History of the University Identity
In its 255-year history, Columbia has always employed some iteration of a crown as its official symbol, and like most universities, it also uses a shield and a seal. The shield, which was adopted by the trustees in 1949 and bears the inscription In lumine tuo videbimus lumen (In your light, we shall see the light), is rarely used today. The seal is used only by the trustees for official purposes, and its use is controlled by the Office of the Secretary.

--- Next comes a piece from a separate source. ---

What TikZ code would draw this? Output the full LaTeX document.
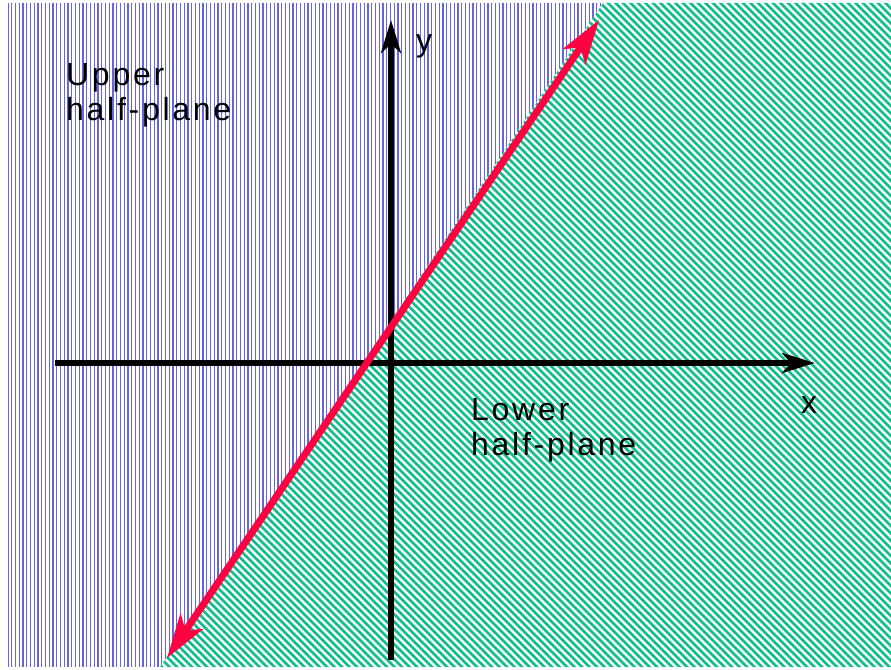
\documentclass[tikz,border=0pt]{standalone}
\usepackage{fontspec}
\newfontfamily\labelfont{Liberation Sans}[LetterSpace=8.5]
\usetikzlibrary{arrows.meta}

\definecolor{hatchblue}{RGB}{100,100,228}
\definecolor{hatchgreen}{RGB}{20,190,140}
\definecolor{boundred}{RGB}{255,0,64}

\begin{document}
\begin{tikzpicture}[x=1pt,y=-1pt,
    axis/.style={line width=5.5pt,-{Stealth[length=33pt,width=20pt,inset=9pt]}},
    boundary/.style={boundred,line width=7pt,{Stealth[length=44pt,width=27pt,inset=11pt]}-{Stealth[length=44pt,width=27pt,inset=11pt]}},
    region/.style={font=\labelfont\fontsize{32}{35}\selectfont,align=left,anchor=base west,inner sep=0pt},
    varlabel/.style={font=\labelfont\fontsize{32}{35}\selectfont,anchor=base west,inner sep=0pt}]
  % rajzterulet
  \fill[white] (0,0) rectangle (891,669);
  \useasboundingbox (0,0) rectangle (891,669);

  % felso felsik (fuggoleges vonalak)
  \begin{scope}
    \clip (8,3) -- (603,3) -- (160,667) -- (8,667) -- cycle;
    \foreach \i in {0,...,160}
      \draw[hatchblue,line width=1.3pt] (8+\i*3.75,3) -- ++(0,664);
  \end{scope}

  % also felsik (ferde vonalak)
  \begin{scope}
    \clip (603,3) -- (891,3) -- (891,667) -- (160,667) -- cycle;
    \foreach \c in {-700,-692.5,...,900}
      \draw[hatchgreen,line width=2.7pt] (\c,0) -- ++(700,700);
  \end{scope}

  % tengelyek
  \coordinate (xl) at (55,363);
  \coordinate (xr) at (815,363);
  \coordinate (yb) at (391,660);
  \coordinate (yt) at (391,20);
  \draw[axis] (xl) -- (xr);
  \draw[axis] (yb) -- (yt);

  % hatarvonal
  \coordinate (lo) at (167,658);
  \coordinate (hi) at (599,20);
  \draw[boundary] (lo) -- (hi);

  % feliratok
  \node[varlabel] (ylab) at (416,52) {y};
  \node[varlabel] (xlab) at (801,413) {x};
  \node[region] (upper) at (66,120) {Upper\\half-plane};
  \node[region] (lower) at (471,455) {Lower\\half-plane};
\end{tikzpicture}
\end{document}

For the first thirty years of its history, Columbia was known as King's College. But in 1776, the American Revolution forced a suspension of classes that lasted eight years, after which the College reopened with a new name—Columbia College. In 1896, the trustees approved the name "Columbia University in the City of New York." Both names have been used with a crown to identify the University, and many different crown designs have remained in concurrent use over the years. Today, the official logo is the modern crown adjacent to the full name of the University, but it is entirely appropriate for certain iterations of the crown to continue to be used by some schools, since those crowns have historical significance. Two such visible examples include the present-day Columbia College, which uses a historical version of the crown, and the Fu Foundation School of Engineering and Applied Science, which employs a crown reflecting its founding as the School of Mines. A number of schools use a modern version of the crown featuring three diamonds rather than echoing the three crosses of the traditional crown.